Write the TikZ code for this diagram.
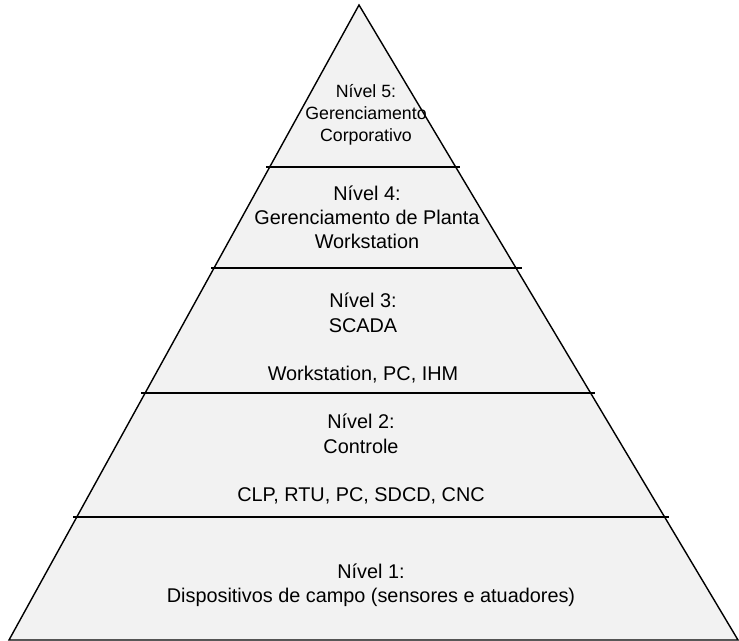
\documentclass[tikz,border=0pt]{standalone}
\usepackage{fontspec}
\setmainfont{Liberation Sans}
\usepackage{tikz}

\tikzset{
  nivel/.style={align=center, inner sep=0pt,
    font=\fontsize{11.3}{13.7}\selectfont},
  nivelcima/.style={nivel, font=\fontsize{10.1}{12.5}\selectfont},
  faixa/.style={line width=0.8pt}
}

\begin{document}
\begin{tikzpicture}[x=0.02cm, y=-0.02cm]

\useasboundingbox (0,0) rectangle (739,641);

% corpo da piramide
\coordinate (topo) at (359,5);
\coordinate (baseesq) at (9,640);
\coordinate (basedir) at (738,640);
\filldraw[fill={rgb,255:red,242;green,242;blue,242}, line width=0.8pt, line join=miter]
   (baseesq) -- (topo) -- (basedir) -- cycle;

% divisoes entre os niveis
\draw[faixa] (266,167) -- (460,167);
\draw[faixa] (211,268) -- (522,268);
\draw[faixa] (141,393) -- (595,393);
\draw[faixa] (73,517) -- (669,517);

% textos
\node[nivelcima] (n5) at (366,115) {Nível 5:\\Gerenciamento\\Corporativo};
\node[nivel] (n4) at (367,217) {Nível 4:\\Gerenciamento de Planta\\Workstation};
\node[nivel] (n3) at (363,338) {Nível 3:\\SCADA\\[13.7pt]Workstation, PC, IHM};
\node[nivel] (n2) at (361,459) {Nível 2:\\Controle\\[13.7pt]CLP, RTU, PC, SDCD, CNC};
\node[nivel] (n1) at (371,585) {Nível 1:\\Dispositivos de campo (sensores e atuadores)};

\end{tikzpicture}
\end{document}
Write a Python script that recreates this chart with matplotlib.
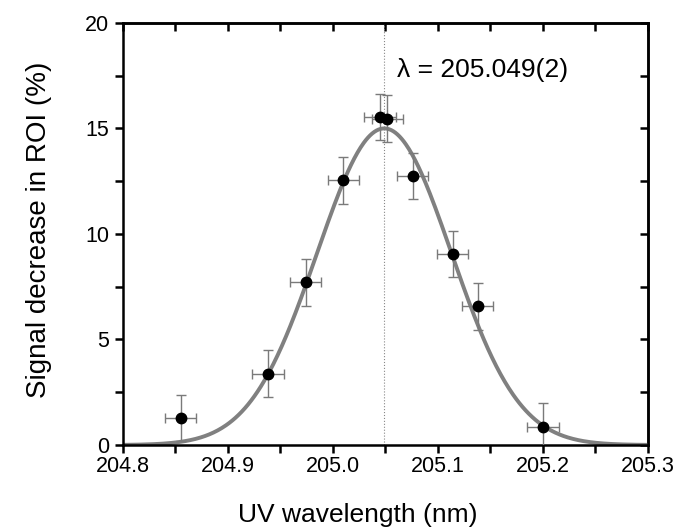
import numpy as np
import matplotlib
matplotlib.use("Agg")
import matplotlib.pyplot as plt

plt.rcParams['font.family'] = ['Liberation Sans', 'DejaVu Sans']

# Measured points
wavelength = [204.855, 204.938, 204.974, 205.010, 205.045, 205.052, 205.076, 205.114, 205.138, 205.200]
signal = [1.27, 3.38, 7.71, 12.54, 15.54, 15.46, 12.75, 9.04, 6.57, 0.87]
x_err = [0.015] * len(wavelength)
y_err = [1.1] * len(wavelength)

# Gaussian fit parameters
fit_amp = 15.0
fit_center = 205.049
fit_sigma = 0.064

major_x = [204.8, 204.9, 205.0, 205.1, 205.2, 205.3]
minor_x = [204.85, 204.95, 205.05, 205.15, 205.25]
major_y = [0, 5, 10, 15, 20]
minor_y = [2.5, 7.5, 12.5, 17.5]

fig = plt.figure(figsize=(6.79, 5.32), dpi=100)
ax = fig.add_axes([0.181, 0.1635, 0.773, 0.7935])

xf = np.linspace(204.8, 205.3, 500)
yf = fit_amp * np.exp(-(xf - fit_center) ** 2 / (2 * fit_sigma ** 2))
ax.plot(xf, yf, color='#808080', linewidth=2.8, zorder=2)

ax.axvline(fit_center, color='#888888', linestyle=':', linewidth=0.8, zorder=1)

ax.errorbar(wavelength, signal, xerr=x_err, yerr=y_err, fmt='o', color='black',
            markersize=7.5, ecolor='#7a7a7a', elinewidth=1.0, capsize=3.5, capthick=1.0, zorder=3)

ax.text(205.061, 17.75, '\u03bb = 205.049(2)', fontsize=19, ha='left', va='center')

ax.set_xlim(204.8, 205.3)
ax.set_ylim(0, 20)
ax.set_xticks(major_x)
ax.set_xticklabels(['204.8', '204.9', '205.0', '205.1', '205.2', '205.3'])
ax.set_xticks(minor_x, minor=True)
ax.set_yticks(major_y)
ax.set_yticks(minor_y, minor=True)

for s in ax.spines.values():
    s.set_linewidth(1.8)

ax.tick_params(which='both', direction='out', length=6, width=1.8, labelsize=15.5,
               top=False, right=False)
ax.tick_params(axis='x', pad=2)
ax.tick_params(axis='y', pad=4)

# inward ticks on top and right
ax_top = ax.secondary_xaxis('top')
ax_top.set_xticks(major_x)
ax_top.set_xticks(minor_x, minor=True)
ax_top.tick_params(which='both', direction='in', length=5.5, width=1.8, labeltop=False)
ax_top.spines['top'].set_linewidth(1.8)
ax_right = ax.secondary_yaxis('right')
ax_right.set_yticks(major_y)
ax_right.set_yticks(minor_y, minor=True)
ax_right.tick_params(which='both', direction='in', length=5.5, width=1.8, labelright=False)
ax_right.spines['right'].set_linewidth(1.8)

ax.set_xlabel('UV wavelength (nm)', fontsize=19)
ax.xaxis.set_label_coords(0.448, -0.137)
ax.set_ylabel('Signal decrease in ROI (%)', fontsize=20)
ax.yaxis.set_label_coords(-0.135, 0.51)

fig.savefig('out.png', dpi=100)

※

Objective —
Go through the material line by line. Show each line that contains the string "this".

Finished exercise —
Write the TikZ code for this diagram.
Write a Python script that recreates this chart with matplotlib.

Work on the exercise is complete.